Your output must consist solely of the lines from the "Write a LaTeX" line through the "(stumenu.east) -- (admtip);" line, exactly as written, without images.

══════════════════════════════

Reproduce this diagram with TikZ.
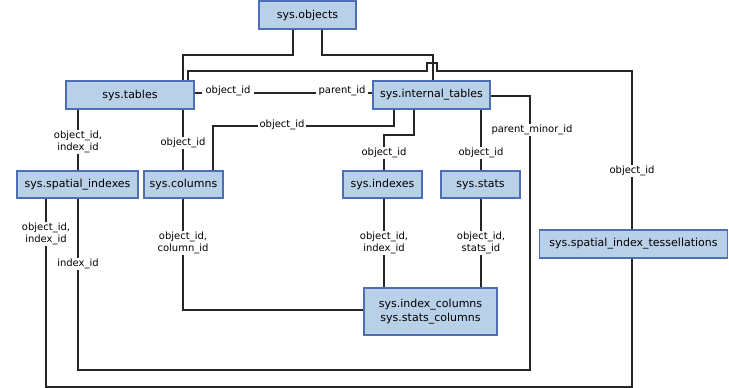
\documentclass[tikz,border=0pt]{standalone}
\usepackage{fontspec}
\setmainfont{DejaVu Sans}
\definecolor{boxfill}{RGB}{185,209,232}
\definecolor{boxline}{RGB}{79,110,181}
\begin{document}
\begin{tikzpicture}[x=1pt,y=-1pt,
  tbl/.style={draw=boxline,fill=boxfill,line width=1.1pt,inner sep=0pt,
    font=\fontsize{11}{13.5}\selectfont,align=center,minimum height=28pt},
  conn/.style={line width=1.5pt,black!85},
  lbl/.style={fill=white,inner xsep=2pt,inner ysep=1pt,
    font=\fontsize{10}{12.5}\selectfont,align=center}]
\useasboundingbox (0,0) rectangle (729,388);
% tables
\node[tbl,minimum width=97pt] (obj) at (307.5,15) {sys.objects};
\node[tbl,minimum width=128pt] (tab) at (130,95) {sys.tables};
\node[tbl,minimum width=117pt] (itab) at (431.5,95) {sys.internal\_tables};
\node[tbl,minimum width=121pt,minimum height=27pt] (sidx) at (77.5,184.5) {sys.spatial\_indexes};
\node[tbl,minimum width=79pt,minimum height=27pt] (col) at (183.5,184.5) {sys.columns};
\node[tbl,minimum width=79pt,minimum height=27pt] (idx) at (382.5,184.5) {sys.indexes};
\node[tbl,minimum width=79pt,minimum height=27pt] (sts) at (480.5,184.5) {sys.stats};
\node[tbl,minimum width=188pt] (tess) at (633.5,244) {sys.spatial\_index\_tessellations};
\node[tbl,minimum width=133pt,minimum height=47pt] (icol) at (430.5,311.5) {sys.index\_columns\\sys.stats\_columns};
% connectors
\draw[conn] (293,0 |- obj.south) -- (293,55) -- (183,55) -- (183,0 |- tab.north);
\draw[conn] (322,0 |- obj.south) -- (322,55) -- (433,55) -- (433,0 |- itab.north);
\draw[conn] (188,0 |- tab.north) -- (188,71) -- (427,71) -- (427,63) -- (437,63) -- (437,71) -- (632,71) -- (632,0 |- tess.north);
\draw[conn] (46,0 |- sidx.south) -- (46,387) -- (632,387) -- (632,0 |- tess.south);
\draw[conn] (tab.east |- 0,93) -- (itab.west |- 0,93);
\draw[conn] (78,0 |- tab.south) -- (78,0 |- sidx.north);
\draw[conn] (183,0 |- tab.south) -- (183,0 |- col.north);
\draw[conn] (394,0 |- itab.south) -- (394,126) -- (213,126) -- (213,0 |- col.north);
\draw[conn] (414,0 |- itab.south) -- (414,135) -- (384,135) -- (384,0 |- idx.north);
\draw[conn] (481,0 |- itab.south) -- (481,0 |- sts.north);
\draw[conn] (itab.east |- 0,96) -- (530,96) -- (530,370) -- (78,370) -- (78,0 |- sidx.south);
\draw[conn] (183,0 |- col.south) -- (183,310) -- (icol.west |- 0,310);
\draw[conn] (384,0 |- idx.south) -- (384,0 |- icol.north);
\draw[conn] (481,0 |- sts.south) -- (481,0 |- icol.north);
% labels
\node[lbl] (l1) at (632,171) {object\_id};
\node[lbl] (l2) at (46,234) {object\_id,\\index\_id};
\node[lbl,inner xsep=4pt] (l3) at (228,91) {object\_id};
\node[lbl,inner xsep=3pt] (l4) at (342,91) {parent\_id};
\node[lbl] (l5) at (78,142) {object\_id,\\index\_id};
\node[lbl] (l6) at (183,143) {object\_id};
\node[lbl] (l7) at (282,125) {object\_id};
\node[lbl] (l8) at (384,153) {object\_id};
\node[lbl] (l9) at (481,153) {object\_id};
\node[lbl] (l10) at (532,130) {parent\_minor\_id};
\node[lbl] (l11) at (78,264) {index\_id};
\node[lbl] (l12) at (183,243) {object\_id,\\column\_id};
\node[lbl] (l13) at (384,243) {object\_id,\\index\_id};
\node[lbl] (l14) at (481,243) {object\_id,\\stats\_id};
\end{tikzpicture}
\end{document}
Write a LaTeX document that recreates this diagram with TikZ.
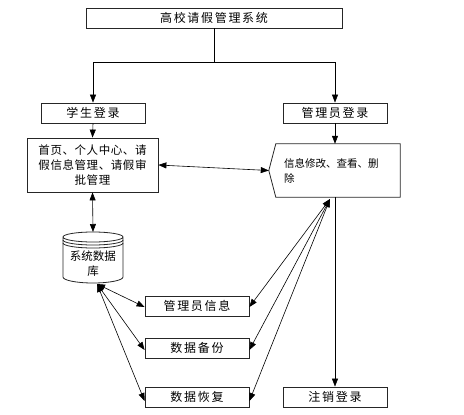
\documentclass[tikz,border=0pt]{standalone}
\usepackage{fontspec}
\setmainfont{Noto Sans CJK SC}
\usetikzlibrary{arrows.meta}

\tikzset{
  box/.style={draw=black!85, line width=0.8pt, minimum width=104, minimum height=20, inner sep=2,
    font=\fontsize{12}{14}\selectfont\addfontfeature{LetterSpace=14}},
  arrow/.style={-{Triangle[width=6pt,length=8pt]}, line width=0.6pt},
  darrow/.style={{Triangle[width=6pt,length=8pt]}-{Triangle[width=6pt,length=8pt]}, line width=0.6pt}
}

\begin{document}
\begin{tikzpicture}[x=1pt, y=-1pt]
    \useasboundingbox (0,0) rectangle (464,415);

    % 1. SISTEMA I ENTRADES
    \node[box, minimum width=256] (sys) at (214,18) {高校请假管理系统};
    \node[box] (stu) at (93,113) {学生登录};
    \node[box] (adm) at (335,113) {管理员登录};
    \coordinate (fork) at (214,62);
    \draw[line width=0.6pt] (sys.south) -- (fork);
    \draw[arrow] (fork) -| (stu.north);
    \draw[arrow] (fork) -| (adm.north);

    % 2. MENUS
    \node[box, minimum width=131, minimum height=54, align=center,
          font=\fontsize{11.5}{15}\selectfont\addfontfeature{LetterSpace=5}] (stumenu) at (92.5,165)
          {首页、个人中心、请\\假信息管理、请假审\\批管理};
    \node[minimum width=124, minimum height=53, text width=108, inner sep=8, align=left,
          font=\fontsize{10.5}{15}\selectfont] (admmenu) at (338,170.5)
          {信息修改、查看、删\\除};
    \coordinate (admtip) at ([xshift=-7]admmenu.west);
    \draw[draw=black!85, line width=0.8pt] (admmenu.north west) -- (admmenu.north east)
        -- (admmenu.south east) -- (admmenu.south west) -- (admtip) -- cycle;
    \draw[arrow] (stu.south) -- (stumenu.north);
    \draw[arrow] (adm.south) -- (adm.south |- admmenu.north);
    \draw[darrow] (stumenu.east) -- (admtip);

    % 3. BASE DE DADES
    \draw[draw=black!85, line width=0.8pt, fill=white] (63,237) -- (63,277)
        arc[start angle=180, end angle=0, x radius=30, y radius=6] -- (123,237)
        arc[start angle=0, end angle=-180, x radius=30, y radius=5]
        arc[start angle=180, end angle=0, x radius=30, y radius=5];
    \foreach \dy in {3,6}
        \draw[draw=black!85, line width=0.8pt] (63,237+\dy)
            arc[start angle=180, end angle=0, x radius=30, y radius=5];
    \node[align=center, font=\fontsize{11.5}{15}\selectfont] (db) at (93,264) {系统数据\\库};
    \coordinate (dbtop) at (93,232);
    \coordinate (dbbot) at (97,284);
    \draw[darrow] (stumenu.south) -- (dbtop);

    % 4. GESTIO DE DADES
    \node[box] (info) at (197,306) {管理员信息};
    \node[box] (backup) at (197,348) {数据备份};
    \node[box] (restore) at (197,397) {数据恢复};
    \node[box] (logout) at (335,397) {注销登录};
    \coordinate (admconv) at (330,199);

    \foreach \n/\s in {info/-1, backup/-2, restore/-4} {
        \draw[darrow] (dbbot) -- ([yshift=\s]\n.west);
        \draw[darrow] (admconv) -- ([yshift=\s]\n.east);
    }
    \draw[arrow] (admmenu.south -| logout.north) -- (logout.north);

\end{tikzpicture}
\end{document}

══════════════════════════════

## Expected output
Write a LaTeX document that recreates this diagram with TikZ.
\documentclass[tikz,border=0pt]{standalone}
\usepackage{fontspec}
\setmainfont{Noto Sans CJK SC}
\usetikzlibrary{arrows.meta}

\tikzset{
  box/.style={draw=black!85, line width=0.8pt, minimum width=104, minimum height=20, inner sep=2,
    font=\fontsize{12}{14}\selectfont\addfontfeature{LetterSpace=14}},
  arrow/.style={-{Triangle[width=6pt,length=8pt]}, line width=0.6pt},
  darrow/.style={{Triangle[width=6pt,length=8pt]}-{Triangle[width=6pt,length=8pt]}, line width=0.6pt}
}

\begin{document}
\begin{tikzpicture}[x=1pt, y=-1pt]
    \useasboundingbox (0,0) rectangle (464,415);

    % 1. SISTEMA I ENTRADES
    \node[box, minimum width=256] (sys) at (214,18) {高校请假管理系统};
    \node[box] (stu) at (93,113) {学生登录};
    \node[box] (adm) at (335,113) {管理员登录};
    \coordinate (fork) at (214,62);
    \draw[line width=0.6pt] (sys.south) -- (fork);
    \draw[arrow] (fork) -| (stu.north);
    \draw[arrow] (fork) -| (adm.north);

    % 2. MENUS
    \node[box, minimum width=131, minimum height=54, align=center,
          font=\fontsize{11.5}{15}\selectfont\addfontfeature{LetterSpace=5}] (stumenu) at (92.5,165)
          {首页、个人中心、请\\假信息管理、请假审\\批管理};
    \node[minimum width=124, minimum height=53, text width=108, inner sep=8, align=left,
          font=\fontsize{10.5}{15}\selectfont] (admmenu) at (338,170.5)
          {信息修改、查看、删\\除};
    \coordinate (admtip) at ([xshift=-7]admmenu.west);
    \draw[draw=black!85, line width=0.8pt] (admmenu.north west) -- (admmenu.north east)
        -- (admmenu.south east) -- (admmenu.south west) -- (admtip) -- cycle;
    \draw[arrow] (stu.south) -- (stumenu.north);
    \draw[arrow] (adm.south) -- (adm.south |- admmenu.north);
    \draw[darrow] (stumenu.east) -- (admtip);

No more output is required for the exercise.